The Scottish Government said: “The public health minister has made clear that he supports the call for a thorough investigation into what can be done to mitigate any potential risks and for the local health board and council to listen to the concerns of parents, pupils and staff.”

The Parents

The public meeting on 6th June

Hundreds of parents demanded answers to their concerns over health risks at a packed public meeting on Thursday.

Before the meeting started, it was clear many more people had turned up than expected. It had been due to take place at Townhead Community Centre, on the school campus, but was moved to the school’s main hall to make room for 400 parents.

Council and NHS officials opened the meeting with a series of presentations outlining why they believe the joint school campus for Buchanan High and St Ambrose in Coatbridge is safe for pupils and staff.

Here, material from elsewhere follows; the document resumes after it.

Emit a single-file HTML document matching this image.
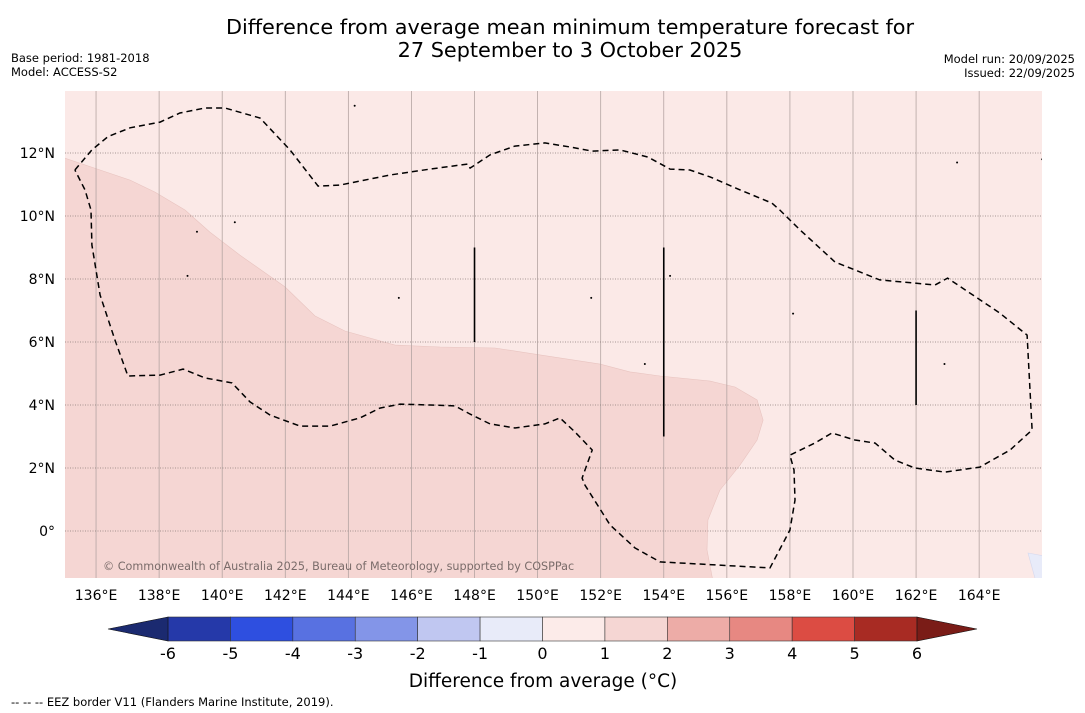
<!DOCTYPE html>
<html><head><meta charset="utf-8"><style>
body{margin:0;background:#fff;font-family:"DejaVu Sans","Liberation Sans",sans-serif;}
#wrap{position:relative;width:1085px;height:713px;overflow:hidden;}
</style></head><body>
<div id="wrap">
<svg id="svg" width="1085" height="713" xmlns="http://www.w3.org/2000/svg">
<text x="570" y="34" text-anchor="middle" font-size="20.8" fill="#000">Difference from average mean minimum temperature forecast for</text>
<text x="570" y="57" text-anchor="middle" font-size="20.8" fill="#000">27 September to 3 October 2025</text>
<text x="11" y="62" font-size="11.5">Base period: 1981-2018</text>
<text x="11" y="76" font-size="11.5">Model: ACCESS-S2</text>
<text x="1075" y="63" font-size="11.5" text-anchor="end">Model run: 20/09/2025</text>
<text x="1075" y="77" font-size="11.5" text-anchor="end">Issued: 22/09/2025</text>
<defs><clipPath id="mapclip"><rect x="65" y="91" width="977" height="487"/></clipPath></defs>
<g id="map" clip-path="url(#mapclip)"></g>
<g id="axes"></g>
<text x="103" y="570" font-size="11.2" fill="#7a6c6a">© Commonwealth of Australia 2025, Bureau of Meteorology, supported by COSPPac</text>
<g id="cbar"></g>
<text x="543" y="687" text-anchor="middle" font-size="18.5">Difference from average (°C)</text>
<text x="11" y="706" font-size="11.5">--  --  -- EEZ border V11 (Flanders Marine Institute, 2019).</text>
</svg>
</div>
<script>
const lonTicks=[136,138,140,142,144,146,148,150,152,154,156,158,160,162,164];
const latTicks=[0,2,4,6,8,10,12];
const anomalyRegion=[[135,11.84],[136.13,11.46],[137.08,11.14],[137.87,10.76],[138.82,10.19],[139.61,9.49],[140.56,8.76],[141.99,7.75],[142.94,6.83],[143.89,6.35],[145.48,5.9],[146.91,5.84],[148.65,5.81],[150.08,5.59],[151.98,5.3],[152.93,5.05],[153.88,4.92],[155.47,4.76],[156.26,4.57],[156.96,4.16],[157.15,3.52],[156.96,2.89],[156.42,2.1],[155.78,1.3],[155.4,0.35],[155.37,-0.6],[155.56,-1.6],[135,-1.6]];
const coolRegion=[[165.55,-0.7],[166.1,-0.8],[166.1,-1.6],[165.8,-1.6]];
const eezBorder=[[135.33,11.46],[135.87,12.1],[136.38,12.52],[137.08,12.8],[138.03,12.98],[138.66,13.27],[139.45,13.43],[140.09,13.43],[141.2,13.11],[142.15,12.1],[143.04,10.95],[143.73,10.98],[145.32,11.3],[146.59,11.49],[147.79,11.65],[147.86,11.52],[148.49,11.94],[149.28,12.22],[150.23,12.32],[151.03,12.19],[151.73,12.06],[152.61,12.1],[153.5,11.87],[154.2,11.49],[154.83,11.46],[155.47,11.24],[156.42,10.83],[157.43,10.41],[157.68,10.19],[158.32,9.56],[159.43,8.54],[160.85,7.97],[162.6,7.81],[163.0,8.03],[164.65,6.92],[165.52,6.22],[165.68,3.21],[164.98,2.57],[164.02,2.03],[162.91,1.87],[161.96,2.0],[161.33,2.25],[160.7,2.79],[160.06,2.89],[159.33,3.11],[158.79,2.79],[158.0,2.41],[158.13,1.94],[158.16,0.98],[158.0,0.03],[157.37,-1.17],[153.88,-0.98],[153.09,-0.54],[152.3,0.19],[151.5,1.46],[151.41,1.68],[151.73,2.57],[151.19,3.14],[150.71,3.59],[150.23,3.4],[149.28,3.27],[148.49,3.4],[147.86,3.71],[147.38,3.97],[146.59,4.0],[145.64,4.03],[145.0,3.9],[144.37,3.59],[143.42,3.33],[142.47,3.33],[141.52,3.68],[140.88,4.1],[140.31,4.7],[139.45,4.86],[138.76,5.14],[138.03,4.95],[137.01,4.92],[136.6,6.06],[136.13,7.49],[135.87,9.08],[135.84,10.19],[135.65,10.83],[135.33,11.46]];
const borderSegments=[[148,6.0,9.0],[154,3.0,9.0],[162,4.0,7.0]];
const islands=[[144.2,13.5],[139.2,9.5],[140.4,9.8],[145.6,7.4],[151.7,7.4],[158.1,6.9],[162.9,5.3],[138.9,8.1],[153.4,5.3],[154.2,8.1],[163.3,11.7],[166,11.8]];
const cbarLevels=[-6,-5,-4,-3,-2,-1,0,1,2,3,4,5,6];
const cbarColors=["#2539a9","#2e4fe0","#5871e1","#8395e8","#c0c7f1","#e8ebf9","#fcebe9","#f5d6d3","#edaca7","#e78882","#dc4c43","#a82b23"];

const NS="http://www.w3.org/2000/svg";
const X=lon=>64.5+(lon-135)*31.54;
const Y=lat=>531-lat*31.5;
const CX=v=>168+(v+6)*(917-168)/12;
function mk(tag,attrs,parent){const e=document.createElementNS(NS,tag);for(const k in attrs)e.setAttribute(k,attrs[k]);parent.appendChild(e);return e;}
const map=document.getElementById('map'),axes=document.getElementById('axes'),cbar=document.getElementById('cbar');
const bg=mk('rect',{x:65,y:91,width:977,height:487,fill:'#fbe9e7'},map);


const pts=a=>a.map(p=>X(p[0]).toFixed(1)+','+Y(p[1]).toFixed(1)).join(' ');
const reg=mk('polygon',{points:pts(anomalyRegion),fill:'#f5d6d3',stroke:'#e8c4c0','stroke-width':0.6},map);


const cool=mk('polygon',{points:pts(coolRegion),fill:'#e8ebf9',stroke:'#d5d8ee','stroke-width':0.6},map);


lonTicks.forEach(l=>{
  const g=mk('line',{x1:X(l),x2:X(l),y1:91,y2:578,stroke:'#b4a4a2','stroke-width':0.8},map);
  
  
  const t=mk('text',{x:X(l),y:600,'text-anchor':'middle','font-size':14},axes);t.textContent=l+'°E';
  
  
});
latTicks.forEach(l=>{
  const g=mk('line',{x1:65,x2:1042,y1:Y(l),y2:Y(l),stroke:'#8a7c7a','stroke-width':0.8,'stroke-dasharray':'1,1.5'},map);
  
  
  const t=mk('text',{x:55,y:Y(l)+5,'text-anchor':'end','font-size':14},axes);t.textContent=l===0?'0°':l+'°N';
  
  
});
const eez=mk('polyline',{points:pts(eezBorder),fill:'none',stroke:'#000','stroke-width':1.5,'stroke-dasharray':'6,4'},map);


borderSegments.forEach(s=>{
  const l=mk('line',{x1:X(s[0]),x2:X(s[0]),y1:Y(s[2]),y2:Y(s[1]),stroke:'#000','stroke-width':1.6},map);
  
  
});
islands.forEach(p=>{
  const c=mk('circle',{cx:X(p[0]),cy:Y(p[1]),r:1,fill:'#000'},map);
  
  
});
for(let i=0;i<cbarColors.length;i++){
  const r=mk('rect',{x:CX(cbarLevels[i]),y:617,width:CX(cbarLevels[i+1])-CX(cbarLevels[i]),height:24,fill:cbarColors[i],stroke:'#333','stroke-width':0.6},cbar);
  
  
}
const lt=mk('polygon',{points:`${CX(-6)},617 108,629 ${CX(-6)},641`,fill:'#1b2a70',stroke:'#111','stroke-width':0.6},cbar);


const rt=mk('polygon',{points:`${CX(6)},617 977,629 ${CX(6)},641`,fill:'#7a1c17',stroke:'#111','stroke-width':0.6},cbar);


cbarLevels.forEach(v=>{
  const t=mk('text',{x:CX(v),y:659,'text-anchor':'middle','font-size':16},cbar);t.textContent=v;
  
  
});
</script>
</body></html>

Andrew McPherson, head of regulatory services at North Lanarkshire Council, said the school had been built to meet the “very highest criteria” of safety standards. However, the meeting became increasingly tense as parents accused officials of failing to provide evidence for their assurances.

One mother shouted: “I don’t believe you for a minute. You are just totally lying. It is ridiculous. Would you send your kids here? You are not answering the questions.”

Others raised concerns about “unexplained symptoms” their children had been suffering, including tiredness, sickness, sore heads and stomach problems.

Mum Josie Morgan was in tears as she stood up and addressed the meeting.

She has concerns – revealed in The Sunday Post – that her son Tommi’s sudden eyesight loss is linked to the school.

She said: “Before my son started at Buchanan High in August he had perfect 20/20 vision. By October he was completely blind.”

Cries of “shame on you” directed at council officials were heard as she sat down.

Politicians and parents made repeated calls for an independent inquiry to be carried out, with calls for the Scottish Government to become involved.

As the 90-minute session drew to a close, Fulton MacGregor, the MSP for Coatbridge and Chryston who set up the meeting, said: “The purpose of tonight was to reassure and provide answers. I don’t think we have seen that.”